The politics of school choice


Turning Rational Argument and Nuance Into Edible Sausage
By Rob Kremer

School choice could very well be an issue central to ending the 40-year Republican drought in Oregon’s 2022 gubernatorial race. Frustrations over the school system’s response to COVID and the revelations about schools’ apparent preference for social justice indoctrination over education have opened parents’ eyes. Eighteen states have established or added to private school choice programs since COVID began. Perhaps the time has come for Oregon parents to have the option of private schools with a publicly funded voucher, tax credit, or the newest form of school choice, an education savings account.

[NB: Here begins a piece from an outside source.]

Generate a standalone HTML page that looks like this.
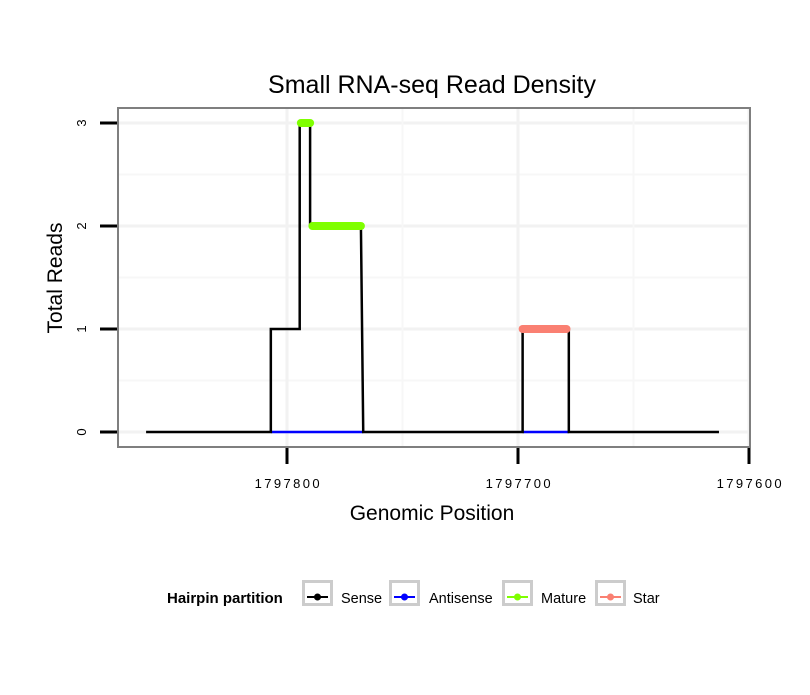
<!DOCTYPE html>
<html><head><meta charset="utf-8"><style>
body{margin:0;background:#fff;font-family:"Liberation Sans",sans-serif;}
</style></head><body>
<svg width="810" height="690" xmlns="http://www.w3.org/2000/svg" font-family="Liberation Sans, sans-serif">
<g id="plot"></g>
</svg>
<script>
const yTicks=[0,1,2,3];
const xTicks=[1797800,1797700,1797600];
const sensePos=[1797861,1797807,1797807,1797794.5,1797794.5,1797790,1797790,1797768,1797767,1797698,1797698,1797678,1797678,1797613];
const senseVal=[0,0,1,1,3,3,2,2,0,0,1,1,0,0];
const antiPos=[[1797807,1797767],[1797698,1797678]];
const maturePos=[[1797794,1797790,3],[1797789,1797768,2]];
const starPos=[[1797698,1797679,1]];
const legendLabels=["Sense","Antisense","Mature","Star"];
const legendColors=["#000000","#0000ff","#7fff00","#fa8072"];

const NS="http://www.w3.org/2000/svg";
const g=document.getElementById('plot');
const L=118,R=750,T=108,B=447;
const xs=p=>287+(1797800-p)*2.31;
const ys=v=>432-v*103;
function mk(t,a,parent){const e=document.createElementNS(NS,t);for(const k in a)e.setAttribute(k,a[k]);(parent||g).appendChild(e);return e;}

[0.5,1.5,2.5].forEach(v=>{const e=mk('line',{x1:L,x2:R,y1:ys(v),y2:ys(v),stroke:'#f7f7f7','stroke-width':2});

});
yTicks.forEach(v=>{const e=mk('line',{x1:L,x2:R,y1:ys(v),y2:ys(v),stroke:'#f2f2f2','stroke-width':3});

});
[1797750,1797650].forEach(p=>{const e=mk('line',{x1:xs(p),x2:xs(p),y1:T,y2:B,stroke:'#f7f7f7','stroke-width':2});

});
xTicks.forEach(p=>{const e=mk('line',{x1:xs(p),x2:xs(p),y1:T,y2:B,stroke:'#f2f2f2','stroke-width':3});

});

antiPos.forEach(a=>{const e=mk('line',{x1:xs(a[0]),x2:xs(a[1]),y1:ys(0),y2:ys(0),stroke:'#0000ff','stroke-width':2.5});

});
let d='';sensePos.forEach((p,i)=>{d+=(i?'L':'M')+xs(p)+' '+ys(senseVal[i]);});
const s=mk('path',{d:d,fill:'none',stroke:'#000','stroke-width':2.5});


maturePos.forEach(a=>{const e=mk('line',{x1:xs(a[0]),x2:xs(a[1]),y1:ys(a[2]),y2:ys(a[2]),stroke:'#7fff00','stroke-width':8,'stroke-linecap':'round'});

});
starPos.forEach(a=>{const e=mk('line',{x1:xs(a[0]),x2:xs(a[1]),y1:ys(a[2]),y2:ys(a[2]),stroke:'#fa8072','stroke-width':8,'stroke-linecap':'round'});

});

const bd=mk('rect',{x:L,y:T,width:R-L,height:B-T,fill:'none',stroke:'#7f7f7f','stroke-width':2});



yTicks.forEach(v=>{const e=mk('line',{x1:100,x2:117,y1:ys(v),y2:ys(v),stroke:'#000','stroke-width':3});


const t=mk('text',{x:86,y:ys(v),'font-size':13,'text-anchor':'middle',transform:`rotate(-90 86 ${ys(v)})`});t.textContent=v;

});
xTicks.forEach(p=>{const e=mk('line',{x1:xs(p),x2:xs(p),y1:448,y2:464,stroke:'#000','stroke-width':3});


const t=mk('text',{x:xs(p)+1.3,y:488,'font-size':13,'text-anchor':'middle','letter-spacing':2.4});t.textContent=p;

});

const tt=mk('text',{x:432,y:93,'font-size':25,'text-anchor':'middle'});tt.textContent='Small RNA-seq Read Density';


const xt=mk('text',{x:432,y:520,'font-size':21,'text-anchor':'middle'});xt.textContent='Genomic Position';


const yt=mk('text',{x:62,y:278,'font-size':21,'text-anchor':'middle',transform:'rotate(-90 62 278)'});yt.textContent='Total Reads';



const lt=mk('text',{x:167,y:603,'font-size':15,'font-weight':'bold'});lt.textContent='Hairpin partition';


const bx=[302,389,502,595];
const tx=[341,429,541,633];
legendLabels.forEach((lab,i)=>{
const r=mk('rect',{x:bx[i]+1.5,y:581.5,width:28,height:23,fill:'#fff',stroke:'#cccccc','stroke-width':3});


const l=mk('line',{x1:bx[i]+5,x2:bx[i]+26,y1:597,y2:597,stroke:legendColors[i],'stroke-width':2});


const c=mk('circle',{cx:bx[i]+15.5,cy:597,r:3.5,fill:legendColors[i]});


const t=mk('text',{x:tx[i],y:603,'font-size':14.5});t.textContent=lab;


});
</script>
</body></html>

I was intimately involved in getting Oregon’s charter school law passed back in 1999. Charter schools are best thought of as one element of a state’s school choice landscape, but a charter law by itself is not sufficient to create a system of choice. I’ve spent the last 25 years in the school choice movement, advocating for choice in Oregon and in three dozen other states. Along the way we have learned a few (sometimes very expensive) lessons about the politics of getting private school choice laws passed.

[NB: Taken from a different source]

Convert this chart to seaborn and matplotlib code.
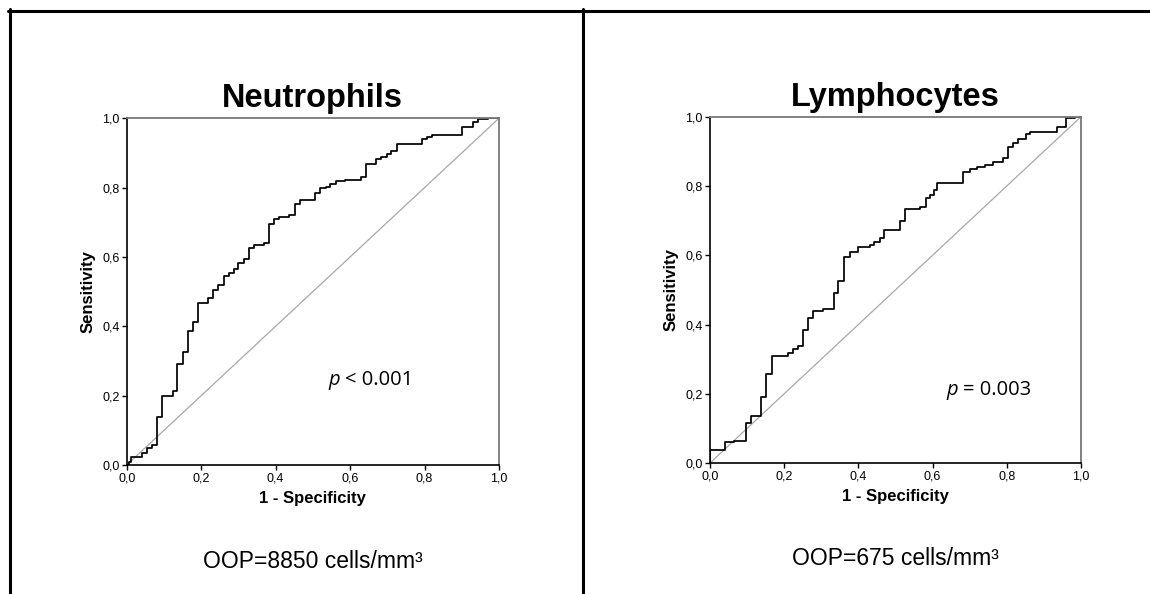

Chief among them: Private school choice legislation does not do well on the ballot. Actually, this puts it kindly. Since 1990 when Oregon was the very first state to attempt a school choice ballot measure (32% voted yes), there have been six other losing attempts. The high-water mark was 39% in Colorado in 1998. The average has been under 35%. Even in Arizona, which in 2018 had a statewide vote on simply expanding an existing choice program, barely 35% of the voters said yes.

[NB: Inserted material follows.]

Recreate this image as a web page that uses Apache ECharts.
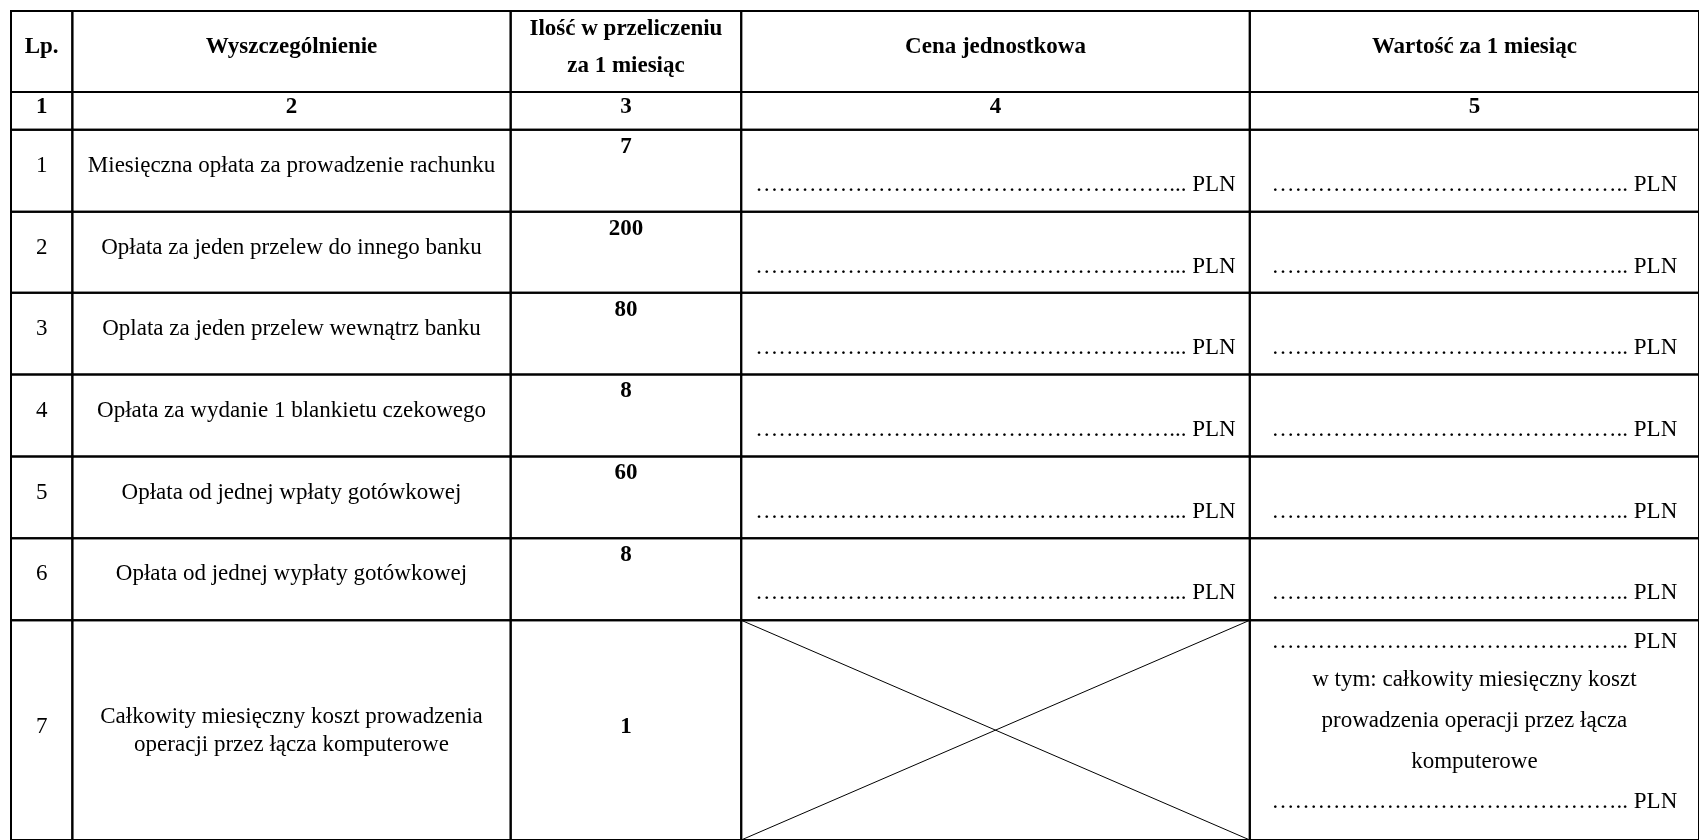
<!DOCTYPE html>
<html><head><meta charset="utf-8">
<script src="https://cdn.jsdelivr.net/npm/echarts@6/dist/echarts.min.js"></script>
<style>html,body{margin:0;padding:0;background:#fff;overflow:hidden}#c{width:1699px;height:840px}</style>
</head><body><div id="c"></div>
<script>
// ---- table content ----
const headers = ['Lp.', 'Wyszczególnienie', 'Ilość w przeliczeniu\nza 1 miesiąc', 'Cena jednostkowa', 'Wartość za 1 miesiąc'];
const colNumbers = ['1', '2', '3', '4', '5'];
const lpNumbers = ['1', '2', '3', '4', '5', '6', '7'];
const items = [
  'Miesięczna opłata za prowadzenie rachunku',
  'Opłata za jeden przelew do innego banku',
  'Oplata za jeden przelew wewnątrz banku',
  'Opłata za wydanie 1 blankietu czekowego',
  'Opłata od jednej wpłaty gotówkowej',
  'Opłata od jednej wypłaty gotówkowej',
  'Całkowity miesięczny koszt prowadzenia\noperacji przez łącza komputerowe'
];
const quantities = [7, 200, 80, 8, 60, 8, 1];
const priceBlank = '\u2026'.repeat(18) + '... PLN';
const valueBlank = '\u2026'.repeat(15) + '.. PLN';
const totalNote = ['w tym: całkowity miesięczny koszt', 'prowadzenia operacji przez łącza', 'komputerowe'];

// ---- layout (axis units) ----
const colEdges = [0, 62, 505, 738, 1252, 1706];
const rowEdges = [0, 81, 119, 201, 282, 364, 446, 528, 610, 830];

const FONT = '"Liberation Serif","Times New Roman",serif';
const FS = 23;

const cells = [];
for (let r = 0; r < rowEdges.length - 1; r++)
  for (let c = 0; c < colEdges.length - 1; c++) cells.push([c, r]);

function t(x, y, text, bold, align) {
  return { type: 'text', style: { x: x, y: y, text: text, fill: '#000',
    font: (bold ? 'bold ' : '') + FS + 'px ' + FONT, align: align || 'center', verticalAlign: 'middle' } };
}

function renderItem(params, api) {
  const c = api.value(0), r = api.value(1);
  const p0 = api.coord([colEdges[c], rowEdges[r]]);
  const p1 = api.coord([colEdges[c + 1], rowEdges[r + 1]]);
  const x0 = p0[0], y0 = p0[1], x1 = p1[0], y1 = p1[1];
  const cx = (x0 + x1) / 2;
  const ch = [{ type: 'rect', shape: { x: x0, y: y0, width: x1 - x0, height: y1 - y0 },
    style: { fill: null, stroke: '#000', lineWidth: 2 } }];
  if (r === 0) {
    if (c === 2) {
      const ls = headers[2].split('\n');
      ch.push(t(cx, y0 + 18, ls[0], true));
      ch.push(t(cx, y0 + 55, ls[1], true));
    } else ch.push(t(cx, y0 + 36, headers[c], true));
  } else if (r === 1) {
    ch.push(t(cx, y0 + 15, colNumbers[c], true));
  } else if (r < 8) {
    const i = r - 2;
    if (c === 0) ch.push(t(cx, y0 + 36, lpNumbers[i], false));
    if (c === 1) ch.push(t(cx, y0 + 36, items[i], false));
    if (c === 2) ch.push(t(cx, y0 + 17, String(quantities[i]), true));
    if (c === 3) ch.push(t(cx, y0 + 55, priceBlank, false));
    if (c === 4) ch.push(t(cx, y0 + 55, valueBlank, false));
  } else {
    const i = 6;
    if (c === 0) ch.push(t(cx, y0 + 107, lpNumbers[i], false));
    if (c === 1) {
      const ls = items[i].split('\n');
      ch.push(t(cx, y0 + 97, ls[0], false));
      ch.push(t(cx, y0 + 125, ls[1], false));
    }
    if (c === 2) ch.push(t(cx, y0 + 107, String(quantities[i]), true));
    if (c === 3) {
      ch.push({ type: 'line', shape: { x1: x0, y1: y0, x2: x1, y2: y1 }, style: { stroke: '#000', lineWidth: 1 } });
      ch.push({ type: 'line', shape: { x1: x0, y1: y1, x2: x1, y2: y0 }, style: { stroke: '#000', lineWidth: 1 } });
    }
    if (c === 4) {
      ch.push(t(cx, y0 + 22, valueBlank, false));
      ch.push(t(cx, y0 + 60, totalNote[0], false));
      ch.push(t(cx, y0 + 101, totalNote[1], false));
      ch.push(t(cx, y0 + 142, totalNote[2], false));
      ch.push(t(cx, y0 + 182, valueBlank, false));
    }
  }
  return { type: 'group', children: ch };
}

const chart = echarts.init(document.getElementById('c'), null, { renderer: 'canvas' });
chart.setOption({
  animation: false,
  grid: { left: 11, top: 11, width: 1706, height: 830 },
  xAxis: { type: 'value', min: 0, max: 1706, show: false },
  yAxis: { type: 'value', min: 0, max: 830, inverse: true, show: false },
  series: [{ type: 'custom', coordinateSystem: 'cartesian2d', clip: false,
    renderItem: renderItem, data: cells }]
});
</script></body></html>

In the meantime, between 1990 and today, 29 states have enacted private school choice programs through their legislatures. For veteran school choice advocates, it’s pretty simple: Don’t waste money on a ballot measure. The damage goes beyond just the loss – nothing sets back a movement like expensive failure.

The question of why private school choice performs so poorly on the ballot is something the movement’s leaders spent quite a bit of time and money answering through post-election polling and analysis. A school choice ballot measure brings out the full force of the Democrat media, as well as the institutional, government and corporate establishment. They don’t just oppose the measure, they demonize its supporters as trying to destroy the public school system.

The reality is that no donor-funded campaign is able to withstand the demagoguery and gas lighting that occurs when the entire institutional apparatus is united against it. Voters like school choice in the abstract, but they will not vote to destroy the public school system.

Of course, private school choice programs do nothing of the sort. But hotly contested campaigns are rather infertile soil to convince voters of nuance.

The growing discontent with public schools is real, but the reservoir of goodwill our system of public education enjoys has not been drained. Private school choice should be part of a state’s landscape of school options, alongside school-district operated public schools, independent charter schools, and the various types of home school arrangements.

But put it on the ballot and, without exception, the forces whose interests are challenged by parental choice are able to make it a binary choice: Vote yes and destroy public schools, or vote no and keep them.

This is why school choice is an issue much better suited to the legislative process, where nuance and rational argument can sometimes actually get ground into some form of edible sausage.